Great, you've just described taxation.

> which is nationalization -- the government taking control (even fractional control) of a company by force.

How is buying shares on the public market with government money taking control of a company by force? No current shareholder is obligated to sell their shares.

Ah of course, taxation is theft... [1]

> If nothing else, company officers and the board have an obligation to shareholders, which would would not want to see their shares diluted in that way.

Shareholders voluntarily selling their shares to the government does not 'dilute' shares of other shareholders. It doesn't matter if the government's money came from taxing the company, some other company, or individuals.
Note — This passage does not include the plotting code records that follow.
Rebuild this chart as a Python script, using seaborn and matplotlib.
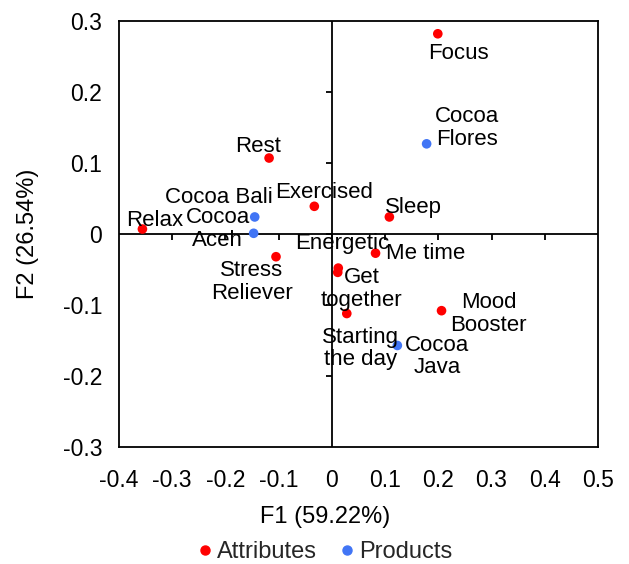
import matplotlib
matplotlib.use("Agg")
import matplotlib.pyplot as plt
import seaborn as sns
import pandas as pd

# Correspondence analysis map: attributes and products on the first two factors
attr_names = ["Focus", "Rest", "Exercised", "Relax", "Stress\nReliever", "Sleep",
              "Me time", "Energetic", "Get\ntogether", "Starting\nthe day", "Mood\nBooster"]
attr_f1 = [0.199, -0.118, -0.033, -0.356, -0.105, 0.108, 0.082, 0.012, 0.011, 0.028, 0.206]
attr_f2 = [0.282, 0.107, 0.039, 0.007, -0.032, 0.024, -0.027, -0.048, -0.054, -0.112, -0.108]

prod_names = ["Cocoa\nFlores", "Cocoa Bali", "Cocoa\nAceh", "Cocoa\nJava"]
prod_f1 = [0.178, -0.145, -0.147, 0.123]
prod_f2 = [0.127, 0.024, 0.001, -0.157]

# label offsets in pixels (dx right, dy up) relative to each point
attr_offsets = [(21, -20), (-11, 12), (10, 14), (12, 9), (-24, -25), (24, 9),
                (50, 0), (4, 25), (24, -17), (14, -35), (47, -3)]
prod_offsets = [(40, 16), (-36, 19), (-36, 4), (40, -11)]

x_ticks = [-0.4, -0.3, -0.2, -0.1, 0, 0.1, 0.2, 0.3, 0.4, 0.5]
y_ticks = [-0.3, -0.2, -0.1, 0, 0.1, 0.2, 0.3]

RED = "#FF0000"
BLUE = "#4175F5"

sns.set_theme(style="white")
plt.rcParams["font.family"] = ["Liberation Sans", "DejaVu Sans"]
FS = 16        # point labels
FS_TICK = 16.5
FS_AXIS = 17   # axis titles and legend

df = pd.concat([
    pd.DataFrame({"F1": attr_f1, "F2": attr_f2, "label": attr_names, "group": "Attributes"}),
    pd.DataFrame({"F1": prod_f1, "F2": prod_f2, "label": prod_names, "group": "Products"}),
], ignore_index=True)

fig = plt.figure(figsize=(6.29, 5.64), dpi=100)
ax = fig.add_axes([119 / 629, 1 - 447 / 564, (598 - 119) / 629, (447 - 21) / 564])

# zero axes with their tick marks
ax.axhline(0, color="black", lw=1.3, zorder=1)
ax.axvline(0, color="black", lw=1.3, zorder=1)
ax.plot(x_ticks[1:-1], [0] * (len(x_ticks) - 2), ls="none", marker=3,
        color="black", ms=4, mew=1.3, zorder=1)
ax.plot([0] * (len(y_ticks) - 2), y_ticks[1:-1], ls="none", marker=0,
        color="black", ms=4, mew=1.3, zorder=1)

sns.scatterplot(data=df, x="F1", y="F2", hue="group",
                palette={"Attributes": RED, "Products": BLUE},
                s=48, edgecolor="none", ax=ax, zorder=3)

for names, xs, ys, offs in [(attr_names, attr_f1, attr_f2, attr_offsets),
                             (prod_names, prod_f1, prod_f2, prod_offsets)]:
    for n, x, y, (dx, dy) in zip(names, xs, ys, offs):
        ax.annotate(n, (x, y), xytext=(dx, dy), textcoords="offset pixels",
                    ha="center", va="center", multialignment="center",
                    fontsize=FS, color="black", linespacing=1.12, zorder=4)

ax.set_xlim(-0.4, 0.5)
ax.set_ylim(-0.3, 0.3)
ax.set_xticks(x_ticks)
ax.set_yticks(y_ticks)
ax.set_xticklabels([f"{t:g}" for t in x_ticks])
ax.set_yticklabels([f"{t:g}" for t in y_ticks])
ax.tick_params(axis="both", length=0, labelsize=FS_TICK, colors="black")
ax.tick_params(axis="x", pad=15.5)
ax.tick_params(axis="y", pad=12)
for sp in ax.spines.values():
    sp.set_visible(True)
    sp.set_color("black")
    sp.set_linewidth(1.3)

ax.set_xlabel("F1 (59.22%)", fontsize=FS_AXIS, color="black")
ax.set_ylabel("F2 (26.54%)", fontsize=FS_AXIS, color="black")
ax.xaxis.set_label_coords((325 - 119) / 479, (447 - 517) / 426)
ax.yaxis.set_label_coords((28 - 119) / 479, 0.5)
ax.xaxis.label.set_va("center")
ax.yaxis.label.set_va("center")

ax.legend_.remove()
handles = [plt.Line2D([], [], ls="none", marker="o", color=c, ms=6.5) for c in (RED, BLUE)]
fig.legend(handles, ["Attributes", "Products"], loc="center",
           bbox_to_anchor=(324 / 629, 1 - 552 / 564), ncol=2, frameon=False,
           fontsize=FS_AXIS, handletextpad=0.1, columnspacing=0.87, handlelength=0.8)

fig.savefig("out.png", dpi=100)
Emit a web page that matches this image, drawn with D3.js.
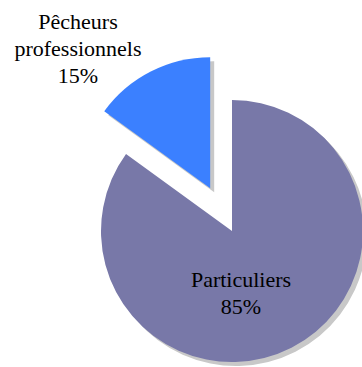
<!DOCTYPE html>
<html>
<head>
<meta charset="utf-8">
<script src="https://cdn.jsdelivr.net/npm/d3@7"></script>
<style>
  html, body { margin: 0; padding: 0; background: #ffffff; }
  svg { display: block; }
</style>
</head>
<body>
<svg id="chart" width="362" height="367"></svg>
<script>
// Répartition des pêcheurs
const categories = ["Particuliers", "Pêcheurs professionnels"];
const values = [85, 15];
const colors = ["#7878a8", "#3b80ff"];
const labelLines = [["Particuliers", "85%"], ["Pêcheurs", "professionnels", "15%"]];

const W = 362, H = 367;
const cx = 232, cy = 231, R = 131;
const explode = [0, 48];
const shadow = { dx: 4, dy: 4, color: "#c8c8c8" };
// label block centre (x) and first baseline (y), relative to the pie centre
const labelPos = [[9, 56], [-154, -202]];
const lineH = 27;

const svg = d3.select("#chart");
const pie = d3.pie().sort(null).startAngle(0).endAngle(2 * Math.PI);
const arcs = pie(values);
const arc = d3.arc().innerRadius(0).outerRadius(R);

function offset(d, i) {
  const a = (d.startAngle + d.endAngle) / 2;
  return [Math.sin(a) * explode[i], -Math.cos(a) * explode[i]];
}

const g = svg.append("g").attr("transform", `translate(${cx},${cy})`);

// drop shadows
g.selectAll("path.shadow").data(arcs).join("path")
  .attr("class", "shadow")
  .attr("d", arc)
  .attr("fill", shadow.color)
  .attr("transform", (d, i) => {
    const [ox, oy] = offset(d, i);
    return `translate(${ox + shadow.dx},${oy + shadow.dy})`;
  });

// slices
g.selectAll("path.slice").data(arcs).join("path")
  .attr("class", "slice")
  .attr("d", arc)
  .attr("fill", (d, i) => colors[i])
  .attr("transform", (d, i) => {
    const [ox, oy] = offset(d, i);
    return `translate(${ox},${oy})`;
  });

// labels: one text element per line
labelLines.forEach((lines, i) => {
  lines.forEach((s, j) => {
    svg.append("text")
      .attr("x", cx + labelPos[i][0])
      .attr("y", cy + labelPos[i][1] + j * lineH)
      .attr("text-anchor", "middle")
      .attr("font-family", "Liberation Serif")
      .attr("font-size", 22)
      .style("font-family", '"Liberation Serif"')
      .style("font-size", "22px")
      .style("fill", "#000")
      .text(s);
  });
});
</script>
</body>
</html>
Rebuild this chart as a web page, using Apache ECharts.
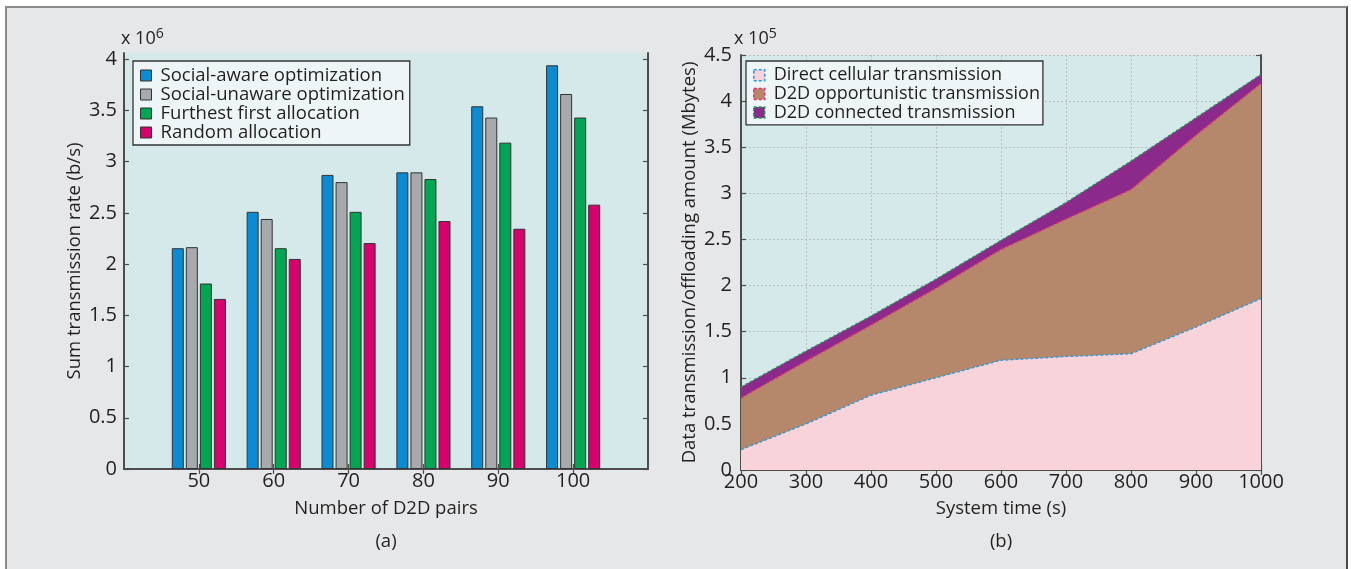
<!DOCTYPE html>
<html>
<head>
<meta charset="utf-8">
<script src="https://cdn.jsdelivr.net/npm/echarts@6/dist/echarts.min.js"></script>
<style>
html,body{margin:0;padding:0;background:#ffffff;}
#frame{position:absolute;left:5px;top:6px;width:1339px;height:580px;background:#e6e7e8;border-top:2px solid #8a8a8a;border-left:2px solid #8a8a8a;border-right:2px solid #4a4a4a;}
#main{position:absolute;left:0;top:0;width:1351px;height:569px;}
</style>
</head>
<body>
<div id="frame"></div>
<div id="main"></div>
<script>
// ---- Data: chart (a) ----
const pairCategories = [50, 60, 70, 80, 90, 100];
const socialAware   = [2.155, 2.51, 2.87, 2.895, 3.54, 3.94];
const socialUnaware = [2.165, 2.44, 2.80, 2.895, 3.43, 3.66];
const furthestFirst = [1.81, 2.155, 2.51, 2.83, 3.185, 3.43];
const randomAlloc   = [1.66, 2.05, 2.205, 2.42, 2.345, 2.58];
const barYTicks = [0, 0.5, 1, 1.5, 2, 2.5, 3, 3.5, 4];

// ---- Data: chart (b) (units of 1e5 Mbytes) ----
const systemTime = ['200', '300', '400', '500', '600', '700', '800', '900', '1000'];
const directCellular = [0.22, 0.50, 0.81, 1.00, 1.19, 1.23, 1.26, 1.55, 1.86];
const d2dOpportunistic = [0.56, 0.68, 0.76, 0.97, 1.20, 1.49, 1.78, 2.08, 2.33];
const d2dConnected = [0.12, 0.11, 0.10, 0.10, 0.10, 0.18, 0.31, 0.19, 0.10];
const areaYTicks = [0, 0.5, 1, 1.5, 2, 2.5, 3, 3.5, 4, 4.5];

const FONT = 'Open Sans';
const AX = '#4d4d4d';
const TXT = '#231f20';
const FS_TICK = 20, FS_NAME = 18.5, FS_LEG = 18.5;

const chart = echarts.init(document.getElementById('main'), null, {renderer: 'canvas'});

function pairs(xs, ys) { return xs.map((x, i) => [x, ys[i]]); }

const barColors = ['#0a8bd3', '#a7a9ac', '#00a651', '#d7006d'];
const barNames = ['Social-aware optimization', 'Social-unaware optimization', 'Furthest first allocation', 'Random allocation'];
const barData = [socialAware, socialUnaware, furthestFirst, randomAlloc];

const areaNames = ['Direct cellular transmission', 'D2D opportunistic transmission', 'D2D connected transmission'];
const areaFill = ['#f9d3da', '#b5876b', '#8c2a8c'];
const areaEdge = ['#2a9ad8', '#e8336e', '#1f9d55'];
const areaData = [directCellular, d2dOpportunistic, d2dConnected];

const tickStyle = {show: true, inside: true, length: 5, lineStyle: {color: AX, width: 1.2}};
const labelStyle = {color: TXT, fontFamily: FONT, fontSize: FS_TICK};
const nameStyle = {color: TXT, fontFamily: FONT, fontSize: FS_NAME};

const option = {
  animation: false,
  textStyle: {fontFamily: FONT},
  grid: [
    {left: 124, top: 53, width: 524, height: 416, show: true, backgroundColor: '#d5e9ea', borderWidth: 0},
    {left: 741, top: 55, width: 520, height: 415, show: true, backgroundColor: '#d5e9ea', borderWidth: 0}
  ],
  xAxis: [
    {gridIndex: 0, type: 'value', min: 40, max: 110, interval: 10, position: 'bottom',
     axisLine: {lineStyle: {color: AX, width: 2}}, axisTick: Object.assign({}, tickStyle, {customValues: pairCategories}),
     axisLabel: Object.assign({}, labelStyle, {margin: 2, customValues: pairCategories, formatter: v => pairCategories.indexOf(v) >= 0 ? String(v) : ''}),
     splitLine: {show: false},
     name: 'Number of D2D pairs', nameLocation: 'middle', nameGap: 30, nameTextStyle: nameStyle},
    {gridIndex: 0, type: 'value', min: 40, max: 110, interval: 10, position: 'top',
     axisLine: {lineStyle: {color: AX, width: 2}}, axisTick: Object.assign({}, tickStyle, {customValues: pairCategories}),
     axisLabel: {show: false}, splitLine: {show: false}},
    {gridIndex: 1, type: 'category', data: systemTime, boundaryGap: false, position: 'bottom',
     axisLine: {lineStyle: {color: AX, width: 2}}, axisTick: tickStyle,
     axisLabel: Object.assign({}, labelStyle, {margin: 2}),
     splitLine: {show: true, lineStyle: {color: '#b9bfc0', type: [2, 2], width: 1}},
     name: 'System time (s)', nameLocation: 'middle', nameGap: 29, nameTextStyle: nameStyle},
    {gridIndex: 1, type: 'category', data: systemTime, boundaryGap: false, position: 'top',
     axisLine: {lineStyle: {color: AX, width: 2}}, axisTick: tickStyle,
     axisLabel: {show: false}, splitLine: {show: false}}
  ],
  yAxis: [
    {gridIndex: 0, type: 'value', min: 0, max: 4.06, interval: 0.5, position: 'left',
     axisLine: {show: true, lineStyle: {color: AX, width: 2}}, axisTick: Object.assign({}, tickStyle, {customValues: barYTicks}),
     axisLabel: Object.assign({}, labelStyle, {margin: 7, customValues: barYTicks}),
     splitLine: {show: false},
     name: 'Sum transmission rate (b/s)', nameLocation: 'middle', nameGap: 40, nameTextStyle: nameStyle},
    {gridIndex: 0, type: 'value', min: 0, max: 4.06, interval: 0.5, position: 'right',
     axisLine: {show: true, lineStyle: {color: AX, width: 2}}, axisTick: Object.assign({}, tickStyle, {customValues: barYTicks}),
     axisLabel: {show: false}, splitLine: {show: false}},
    {gridIndex: 1, type: 'value', min: 0, max: 4.5, interval: 0.5, position: 'left',
     axisLine: {show: true, lineStyle: {color: AX, width: 2}}, axisTick: tickStyle,
     axisLabel: Object.assign({}, labelStyle, {margin: 9}),
     splitLine: {show: true, lineStyle: {color: '#b9bfc0', type: [2, 2], width: 1}},
     name: 'Data transmission/offloading amount (Mbytes)', nameLocation: 'middle', nameGap: 42, nameTextStyle: nameStyle},
    {gridIndex: 1, type: 'value', min: 0, max: 4.5, interval: 0.5, position: 'right',
     axisLine: {show: true, lineStyle: {color: AX, width: 2}}, axisTick: tickStyle,
     axisLabel: {show: false}, splitLine: {show: false}}
  ],
  legend: [
    {left: 133, top: 61, orient: 'vertical', icon: 'rect', itemWidth: 11, itemHeight: 11, itemGap: 0,
     padding: [5, 5, 3, 7], backgroundColor: '#edf5f7', borderColor: '#333', borderWidth: 1.3, borderRadius: 0,
     textStyle: {color: TXT, fontFamily: FONT, fontSize: FS_LEG, lineHeight: 18.6, padding: [0, 0, 0, 4]},
     data: barNames.map((n, i) => ({name: n, itemStyle: {color: barColors[i], borderColor: '#333', borderWidth: 1}})),
     selectedMode: false},
    {left: 746, top: 61, orient: 'vertical', icon: 'rect', itemWidth: 11, itemHeight: 11, itemGap: 0,
     padding: [5, 3, 3, 7], backgroundColor: '#edf5f7', borderColor: '#333', borderWidth: 1.3, borderRadius: 0,
     textStyle: {color: TXT, fontFamily: FONT, fontSize: 18, lineHeight: 18.6, padding: [0, 0, 0, 4]},
     data: areaNames.map((n, i) => ({name: n, itemStyle: {color: areaFill[i], borderColor: areaEdge[i], borderWidth: 1.5, borderType: [3, 2]}})),
     selectedMode: false}
  ],
  graphic: [
    {type: 'text', left: 121, top: 27, style: {rich: {a: {fontFamily: FONT, fontSize: 18, fill: TXT}, s: {fontFamily: FONT, fontSize: 14, fill: TXT, padding: [0, 0, 10, 0]}}, text: '{a|x 10}{s|6}'}},
    {type: 'text', left: 734, top: 27, style: {rich: {a: {fontFamily: FONT, fontSize: 18, fill: TXT}, s: {fontFamily: FONT, fontSize: 14, fill: TXT, padding: [0, 0, 10, 0]}}, text: '{a|x 10}{s|5}'}},
    {type: 'text', x: 386, y: 542, style: {text: '(a)', fontFamily: FONT, fontSize: 18.5, fill: TXT, align: 'center', verticalAlign: 'middle'}},
    {type: 'text', x: 1001, y: 542, style: {text: '(b)', fontFamily: FONT, fontSize: 18.5, fill: TXT, align: 'center', verticalAlign: 'middle'}}
  ],
  series: [
    ...barData.map((d, i) => ({
      type: 'bar', name: barNames[i], xAxisIndex: 0, yAxisIndex: 0,
      data: pairs(pairCategories, d), barWidth: 12, barGap: '17%',
      itemStyle: {color: barColors[i], borderColor: '#333', borderWidth: 1}
    })),
    ...areaData.map((d, i) => ({
      type: 'line', name: areaNames[i], xAxisIndex: 2, yAxisIndex: 2, stack: 'total',
      data: d, showSymbol: false, symbol: 'none',
      lineStyle: {color: areaEdge[i], width: 1.3, type: [3, 2]},
      itemStyle: {color: areaFill[i]},
      areaStyle: {color: areaFill[i], opacity: 1}
    }))
  ]
};
chart.setOption(option);
</script>
</body>
</html>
[1] I'm sorry, but if you want to take advantage of a country's labour force and markets, you are expected to pay taxes. What the government does with that tax money is up to them.



No, here the idea was not taxation, but eventual total confiscation.


Buying something that is voluntarily sold at fair market value is not confiscating it.

1. Government has money. This money is collected through tax revenue, resource royalties, etc.

2. Shareholders of company voluntarily put sell orders on a stock exchange.

3. Government places buy orders on a stock exchange.

4. Repeat #2 and #3 enough times, and the government becomes a majority shareholder.

No part of this involves confiscation, any more then Berkshire-Hathaway buying, and taking a public company private is 'confiscating' it.


That breaks already at step 1. Government does not have the money; instead it passes a new law to pass control of companies to governing party's proxies (in this case, LO) and expropriate the wealth from shareholders.